A regime shift is a rapid change in operating conditions, such as a volatility spike, liquidity crunch, gas surge, or provider outage. In gateway architecture, it means the assumptions that worked in calm conditions no longer hold. The system must change routing, throttling, and settlement behavior quickly without losing integrity.

How does a circuit breaker help NFT payment systems?

A circuit breaker prevents a localized failure from spreading across the platform. It can stop or throttle a specific path when latency, error rates, or liquidity stress exceed policy thresholds. Well-designed breakers keep the business functioning by preserving low-risk traffic and isolating the failing component.

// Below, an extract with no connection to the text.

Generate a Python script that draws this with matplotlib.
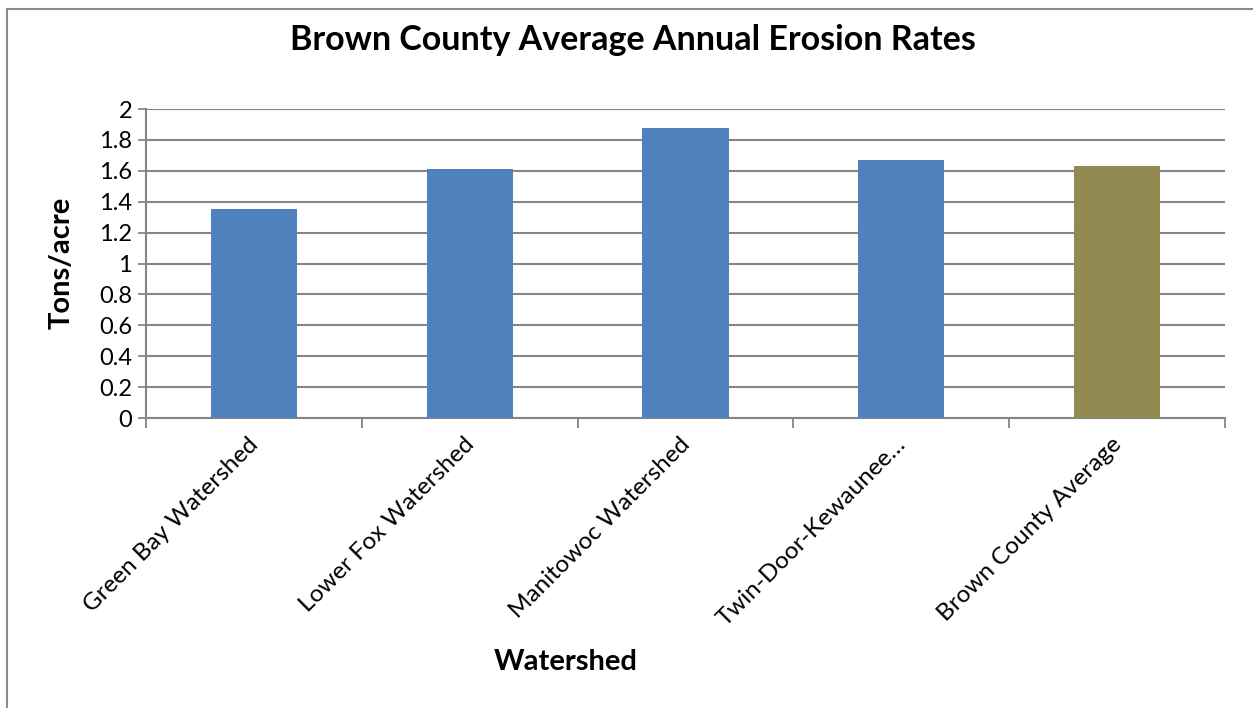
import matplotlib.pyplot as plt
from matplotlib.patches import Rectangle

watersheds = ["Green Bay Watershed", "Lower Fox Watershed", "Manitowoc Watershed",
              "Twin-Door-Kewaunee\u2026", "Brown County Average"]
rates = [1.35, 1.61, 1.88, 1.67, 1.63]
colors = ["#4F81BD", "#4F81BD", "#4F81BD", "#4F81BD", "#938953"]
yticks = [0, 0.2, 0.4, 0.6, 0.8, 1, 1.2, 1.4, 1.6, 1.8, 2]
ytick_labels = ["0", "0.2", "0.4", "0.6", "0.8", "1", "1.2", "1.4", "1.6", "1.8", "2"]

plt.rcParams['font.family'] = ['Lato', 'DejaVu Sans']

W, H = 1253, 708
fig = plt.figure(figsize=(W / 100, H / 100), dpi=100)
ax = fig.add_axes([146 / W, 1 - 418 / H, (1225 - 146) / W, (418 - 109) / H])

# chart frame
fig.patches.append(Rectangle((7 / W, -0.1), 1.1, 1 - 9 / H + 0.1, transform=fig.transFigure,
                             fill=False, edgecolor="#8a8a8a", linewidth=1.5))

x = range(len(watersheds))
ax.bar(x, rates, width=0.4, color=colors, zorder=3)

ax.set_xlim(-0.5, len(watersheds) - 0.5)
ax.set_ylim(0, 2)
ax.set_yticks(yticks)
ax.set_yticklabels(ytick_labels, fontsize=17)
ax.yaxis.grid(True, color="#868686", linewidth=1.5, zorder=0)

# category labels centred under bars, ticks at category boundaries
ax.set_xticks([i - 0.5 for i in range(len(watersheds) + 1)])
ax.set_xticklabels([])
ax.tick_params(axis="x", length=7, width=1.3, color="#868686", direction="out")
ax.tick_params(axis="y", length=6, width=1.3, color="#868686", direction="out", pad=4)
for i, name in enumerate(watersheds):
    ax.text(i - 0.03, -0.1, name, rotation=45, rotation_mode="anchor",
            ha="right", va="top", fontsize=17.5, transform=ax.transData)

for side in ["top", "right"]:
    ax.spines[side].set_visible(False)
for side in ["left", "bottom"]:
    ax.spines[side].set_color("#868686")
    ax.spines[side].set_linewidth(1.5)

fig.text(633 / W, 1 - 40 / H, "Brown County Average Annual Erosion Rates",
         ha="center", va="center", fontsize=24.5, fontweight="bold")
fig.text(62 / W, 1 - 263 / H, "Tons/acre", rotation=90, ha="center", va="center",
         fontsize=21, fontweight="bold")
fig.text(566 / W, 1 - 662 / H, "Watershed", ha="center", va="center",
         fontsize=21, fontweight="bold")

fig.savefig("out.png", dpi=100)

Why is multi-path settlement important?

Multi-path settlement reduces dependence on any single rail, chain, or provider. If one route becomes slow, expensive, or unavailable, the gateway can use an alternate path that still satisfies policy and compliance requirements. This keeps payments moving during stressful market conditions.

What does adaptive gas mean in practice?

Adaptive gas means the system adjusts transaction fees based on urgency, expected inclusion time, asset value, and network conditions. Instead of paying the same fee for every transaction, the gateway uses lanes and fallback envelopes to preserve service levels while controlling cost. This is essential when network congestion worsens during volatile periods.

How should liquidity pooling be structured for resilience?

Liquidity should be segmented by corridor, asset type, customer tier, and risk profile. This prevents one stressed flow from draining the entire reserve and allows treasury automation to rebalance with guardrails. Pool health scoring is usually better than static balance thresholds because it accounts for velocity and correlation.